## Aim
Transcribe each line of the material as it is, and drop any picture.

## Given information
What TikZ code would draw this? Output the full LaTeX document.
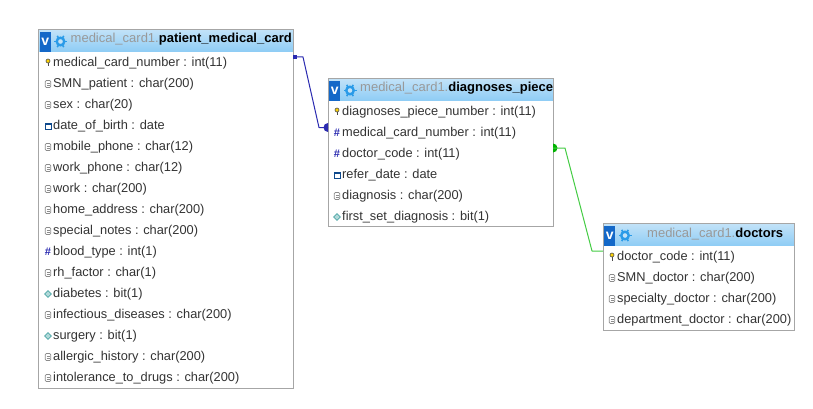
\documentclass[tikz,border=0pt]{standalone}
\usepackage{fontspec}
\setmainfont{Liberation Sans}
\usetikzlibrary{shapes.geometric,calc}
\definecolor{hdrA}{HTML}{C2E2F8}
\definecolor{hdrB}{HTML}{8FCDF5}
\definecolor{bord}{HTML}{A6A6A6}
\definecolor{vblue}{HTML}{1468C8}
\definecolor{gear}{HTML}{2A9BE8}
\definecolor{rel1}{HTML}{2A2AB0}
\definecolor{rel2}{HTML}{44CC44}
\definecolor{txt}{HTML}{333333}
\tikzset{
 x=1pt,y=-1pt,
 tablebox/.style={draw=bord,line width=1pt,fill=white,anchor=north west,inner sep=0pt,outer sep=0pt},
 headbar/.style={top color=hdrA,bottom color=hdrB,draw=none,anchor=north west,inner sep=0pt,outer sep=0pt},
 vtag/.style={fill=vblue,text=white,anchor=north west,inner sep=0pt,minimum width=11pt,minimum height=20pt,font=\bfseries\fontsize{14}{14}\selectfont},
 gearicon/.style={circle,draw=gear,line width=2.4pt,fill=hdrA,inner sep=0pt,minimum size=7.5pt},
 gearteeth/.style={draw=gear,line width=1.6pt},
 rowtext/.style={anchor=base west,inner sep=0pt,text=txt,font=\fontsize{12.8}{14}\selectfont},
 titlegrey/.style={anchor=base west,inner sep=0pt,font=\fontsize{13}{14}\selectfont},
 keyicon/.style={circle,draw=black!70,fill=yellow!70!orange,line width=.6pt,inner sep=0pt,minimum size=4pt},
 fieldicon/.style={rectangle,rounded corners=1.2pt,draw=black!45,fill=white,line width=.7pt,inner sep=0pt,minimum width=5.5pt,minimum height=7pt},
 dateicon/.style={rectangle,draw=vblue!70!black,fill=white,line width=1pt,inner sep=0pt,minimum width=6pt,minimum height=6pt},
 hashicon/.style={anchor=center,inner sep=0pt,text=rel1,font=\bfseries\fontsize{11}{11}\selectfont},
 biticon/.style={diamond,draw=teal!70,fill=teal!30,line width=.6pt,inner sep=0pt,minimum size=7pt},
 relA/.style={draw=rel1,line width=1pt,line join=round},
 relB/.style={draw=rel2,line width=1pt,line join=round},
}
\newcommand{\tablehead}[7]{%
 \node[tablebox,minimum width=#4pt,minimum height=#5pt] (#1) at (#2,#3) {};
 \node[headbar,minimum width=#4pt,minimum height=22pt] (#1h) at (#2,#3) {};
 \node[vtag] (#1v) at ($(#2,#3)+(1,2)$) {v};
 \foreach \a in {0,60,...,300} \draw[gearteeth] ($(#2,#3)+(22,12)+(\a:3)$) -- ($(#2,#3)+(22,12)+(\a:6.5)$);
 \node[gearicon] (#1g) at ($(#2,#3)+(22,12)$) {};
 \node[titlegrey] (#1t) at ($(#2,#3)+(#6,13.5)$) {\textcolor{black!40}{medical\_card1.}\textbf{\fontsize{13}{14}\selectfont #7}};
 \draw[bord,line width=1pt] (#1.north west) rectangle (#1.south east);
}
\newcommand{\rowk}[4]{\node[keyicon] (#1i) at (#2,#3-1) {}; \draw[black!70,line width=.9pt] (#2,#3+1) -- (#2,#3+4.5); \node[rowtext] (#1) at (#2+5,#3+4.3) {#4};}
\newcommand{\rowf}[4]{\node[fieldicon] (#1i) at (#2,#3+1) {}; \draw[black!45,line width=.5pt] (#2-1.5,#3) -- (#2+1.5,#3) (#2-1.5,#3+2) -- (#2+1.5,#3+2); \node[rowtext] (#1) at (#2+5,#3+4.3) {#4};}
\newcommand{\rowd}[4]{\node[dateicon] (#1i) at (#2,#3+1.5) {}; \fill[vblue!70!black] (#2-3,#3-1.5) rectangle (#2+3,#3); \node[rowtext] (#1) at (#2+5,#3+4.3) {#4};}
\newcommand{\rowh}[4]{\node[hashicon] (#1i) at (#2,#3+1) {\#}; \node[rowtext] (#1) at (#2+5,#3+4.3) {#4};}
\newcommand{\rowb}[4]{\node[biticon] (#1i) at (#2,#3+1) {}; \node[rowtext] (#1) at (#2+5,#3+4.3) {#4};}
\begin{document}
\begin{tikzpicture}
\useasboundingbox[fill=white] (0,0) rectangle (813,409);
\tablehead{pa}{38.5}{29.5}{254.5}{358.5}{32}{patient\_medical\_card}
\tablehead{di}{328}{78.5}{225}{148}{32}{diagnoses\_piece}
\tablehead{dc}{603}{223.5}{191}{107}{44}{doctors}
% patient_medical_card
\rowk{p1}{48}{62}{medical\_card\_number : int(11)}
\rowf{p2}{48}{83}{SMN\_patient : char(200)}
\rowf{p3}{48}{104}{sex : char(20)}
\rowd{p4}{48}{125}{date\_of\_birth : date}
\rowf{p5}{48}{146}{mobile\_phone : char(12)}
\rowf{p6}{48}{167}{work\_phone : char(12)}
\rowf{p7}{48}{188}{work : char(200)}
\rowf{p8}{48}{209}{home\_address : char(200)}
\rowf{p9}{48}{230}{special\_notes : char(200)}
\rowh{p10}{48}{251}{blood\_type : int(1)}
\rowf{p11}{48}{272}{rh\_factor : char(1)}
\rowb{p12}{48}{293}{diabetes : bit(1)}
\rowf{p13}{48}{314}{infectious\_diseases : char(200)}
\rowb{p14}{48}{335}{surgery : bit(1)}
\rowf{p15}{48}{356}{allergic\_history : char(200)}
\rowf{p16}{48}{377}{intolerance\_to\_drugs : char(200)}
% diagnoses_piece
\rowk{d1}{337}{111}{diagnoses\_piece\_number : int(11)}
\rowh{d2}{337}{132}{medical\_card\_number : int(11)}
\rowh{d3}{337}{153}{doctor\_code : int(11)}
\rowd{d4}{337}{174}{refer\_date : date}
\rowf{d5}{337}{195}{diagnosis : char(200)}
\rowb{d6}{337}{216}{first\_set\_diagnosis : bit(1)}
% doctors
\rowk{c1}{612}{256}{doctor\_code : int(11)}
\rowf{c2}{612}{277}{SMN\_doctor : char(200)}
\rowf{c3}{612}{298}{specialty\_doctor : char(200)}
\rowf{c4}{612}{319}{department\_doctor : char(200)}
% connectors
\coordinate (a0) at (pa.north east |- 0,57);
\coordinate (a1) at (di.north west |- 0,127.5);
\coordinate (b0) at (di.north east |- 0,148);
\coordinate (b1) at (dc.north west |- 0,251);
\fill[rel1] ($(a0)+(0,-2)$) rectangle ($(a0)+(4,2)$);
\begin{scope}
\clip ($(a1)+(-6,-6)$) rectangle ($(a1)+(0,6)$);
\fill[rel1] (a1) circle (4.5pt);
\end{scope}
\draw[relA] (a0) -- ++(10,0) -- ($(a1)+(-9,0)$) -- (a1);
\begin{scope}
\clip ($(b0)+(0,-6)$) rectangle ($(b0)+(6,6)$);
\fill[green!70!black] (b0) circle (4.5pt);
\end{scope}
\draw[relB] (b0) -- ++(12,0) -- ($(b1)+(-11,0)$) -- (b1);
\end{tikzpicture}
\end{document}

## Answer in full
What TikZ code would draw this? Output the full LaTeX document.
\documentclass[tikz,border=0pt]{standalone}
\usepackage{fontspec}
\setmainfont{Liberation Sans}
\usetikzlibrary{shapes.geometric,calc}
\definecolor{hdrA}{HTML}{C2E2F8}
\definecolor{hdrB}{HTML}{8FCDF5}
\definecolor{bord}{HTML}{A6A6A6}
\definecolor{vblue}{HTML}{1468C8}
\definecolor{gear}{HTML}{2A9BE8}
\definecolor{rel1}{HTML}{2A2AB0}
\definecolor{rel2}{HTML}{44CC44}
\definecolor{txt}{HTML}{333333}
\tikzset{
 x=1pt,y=-1pt,
 tablebox/.style={draw=bord,line width=1pt,fill=white,anchor=north west,inner sep=0pt,outer sep=0pt},
 headbar/.style={top color=hdrA,bottom color=hdrB,draw=none,anchor=north west,inner sep=0pt,outer sep=0pt},
 vtag/.style={fill=vblue,text=white,anchor=north west,inner sep=0pt,minimum width=11pt,minimum height=20pt,font=\bfseries\fontsize{14}{14}\selectfont},
 gearicon/.style={circle,draw=gear,line width=2.4pt,fill=hdrA,inner sep=0pt,minimum size=7.5pt},
 gearteeth/.style={draw=gear,line width=1.6pt},
 rowtext/.style={anchor=base west,inner sep=0pt,text=txt,font=\fontsize{12.8}{14}\selectfont},
 titlegrey/.style={anchor=base west,inner sep=0pt,font=\fontsize{13}{14}\selectfont},
 keyicon/.style={circle,draw=black!70,fill=yellow!70!orange,line width=.6pt,inner sep=0pt,minimum size=4pt},
 fieldicon/.style={rectangle,rounded corners=1.2pt,draw=black!45,fill=white,line width=.7pt,inner sep=0pt,minimum width=5.5pt,minimum height=7pt},
 dateicon/.style={rectangle,draw=vblue!70!black,fill=white,line width=1pt,inner sep=0pt,minimum width=6pt,minimum height=6pt},
 hashicon/.style={anchor=center,inner sep=0pt,text=rel1,font=\bfseries\fontsize{11}{11}\selectfont},
 biticon/.style={diamond,draw=teal!70,fill=teal!30,line width=.6pt,inner sep=0pt,minimum size=7pt},
 relA/.style={draw=rel1,line width=1pt,line join=round},
 relB/.style={draw=rel2,line width=1pt,line join=round},
}
\newcommand{\tablehead}[7]{%
 \node[tablebox,minimum width=#4pt,minimum height=#5pt] (#1) at (#2,#3) {};
 \node[headbar,minimum width=#4pt,minimum height=22pt] (#1h) at (#2,#3) {};
 \node[vtag] (#1v) at ($(#2,#3)+(1,2)$) {v};
 \foreach \a in {0,60,...,300} \draw[gearteeth] ($(#2,#3)+(22,12)+(\a:3)$) -- ($(#2,#3)+(22,12)+(\a:6.5)$);
 \node[gearicon] (#1g) at ($(#2,#3)+(22,12)$) {};
 \node[titlegrey] (#1t) at ($(#2,#3)+(#6,13.5)$) {\textcolor{black!40}{medical\_card1.}\textbf{\fontsize{13}{14}\selectfont #7}};
 \draw[bord,line width=1pt] (#1.north west) rectangle (#1.south east);
}
\newcommand{\rowk}[4]{\node[keyicon] (#1i) at (#2,#3-1) {}; \draw[black!70,line width=.9pt] (#2,#3+1) -- (#2,#3+4.5); \node[rowtext] (#1) at (#2+5,#3+4.3) {#4};}
\newcommand{\rowf}[4]{\node[fieldicon] (#1i) at (#2,#3+1) {}; \draw[black!45,line width=.5pt] (#2-1.5,#3) -- (#2+1.5,#3) (#2-1.5,#3+2) -- (#2+1.5,#3+2); \node[rowtext] (#1) at (#2+5,#3+4.3) {#4};}
\newcommand{\rowd}[4]{\node[dateicon] (#1i) at (#2,#3+1.5) {}; \fill[vblue!70!black] (#2-3,#3-1.5) rectangle (#2+3,#3); \node[rowtext] (#1) at (#2+5,#3+4.3) {#4};}
\newcommand{\rowh}[4]{\node[hashicon] (#1i) at (#2,#3+1) {\#}; \node[rowtext] (#1) at (#2+5,#3+4.3) {#4};}
\newcommand{\rowb}[4]{\node[biticon] (#1i) at (#2,#3+1) {}; \node[rowtext] (#1) at (#2+5,#3+4.3) {#4};}
\begin{document}
\begin{tikzpicture}
\useasboundingbox[fill=white] (0,0) rectangle (813,409);
\tablehead{pa}{38.5}{29.5}{254.5}{358.5}{32}{patient\_medical\_card}
\tablehead{di}{328}{78.5}{225}{148}{32}{diagnoses\_piece}
\tablehead{dc}{603}{223.5}{191}{107}{44}{doctors}
% patient_medical_card
\rowk{p1}{48}{62}{medical\_card\_number : int(11)}
\rowf{p2}{48}{83}{SMN\_patient : char(200)}
\rowf{p3}{48}{104}{sex : char(20)}
\rowd{p4}{48}{125}{date\_of\_birth : date}
\rowf{p5}{48}{146}{mobile\_phone : char(12)}
\rowf{p6}{48}{167}{work\_phone : char(12)}
\rowf{p7}{48}{188}{work : char(200)}
\rowf{p8}{48}{209}{home\_address : char(200)}
\rowf{p9}{48}{230}{special\_notes : char(200)}
\rowh{p10}{48}{251}{blood\_type : int(1)}
\rowf{p11}{48}{272}{rh\_factor : char(1)}
\rowb{p12}{48}{293}{diabetes : bit(1)}
\rowf{p13}{48}{314}{infectious\_diseases : char(200)}
\rowb{p14}{48}{335}{surgery : bit(1)}
\rowf{p15}{48}{356}{allergic\_history : char(200)}
\rowf{p16}{48}{377}{intolerance\_to\_drugs : char(200)}
% diagnoses_piece
\rowk{d1}{337}{111}{diagnoses\_piece\_number : int(11)}
\rowh{d2}{337}{132}{medical\_card\_number : int(11)}
\rowh{d3}{337}{153}{doctor\_code : int(11)}
\rowd{d4}{337}{174}{refer\_date : date}
\rowf{d5}{337}{195}{diagnosis : char(200)}
\rowb{d6}{337}{216}{first\_set\_diagnosis : bit(1)}
% doctors
\rowk{c1}{612}{256}{doctor\_code : int(11)}
\rowf{c2}{612}{277}{SMN\_doctor : char(200)}
\rowf{c3}{612}{298}{specialty\_doctor : char(200)}
\rowf{c4}{612}{319}{department\_doctor : char(200)}
% connectors
\coordinate (a0) at (pa.north east |- 0,57);
\coordinate (a1) at (di.north west |- 0,127.5);
\coordinate (b0) at (di.north east |- 0,148);
\coordinate (b1) at (dc.north west |- 0,251);
\fill[rel1] ($(a0)+(0,-2)$) rectangle ($(a0)+(4,2)$);
\begin{scope}
\clip ($(a1)+(-6,-6)$) rectangle ($(a1)+(0,6)$);
\fill[rel1] (a1) circle (4.5pt);
\end{scope}
\draw[relA] (a0) -- ++(10,0) -- ($(a1)+(-9,0)$) -- (a1);
\begin{scope}
\clip ($(b0)+(0,-6)$) rectangle ($(b0)+(6,6)$);
\fill[green!70!black] (b0) circle (4.5pt);
\end{scope}
\draw[relB] (b0) -- ++(12,0) -- ($(b1)+(-11,0)$) -- (b1);
\end{tikzpicture}
\end{document}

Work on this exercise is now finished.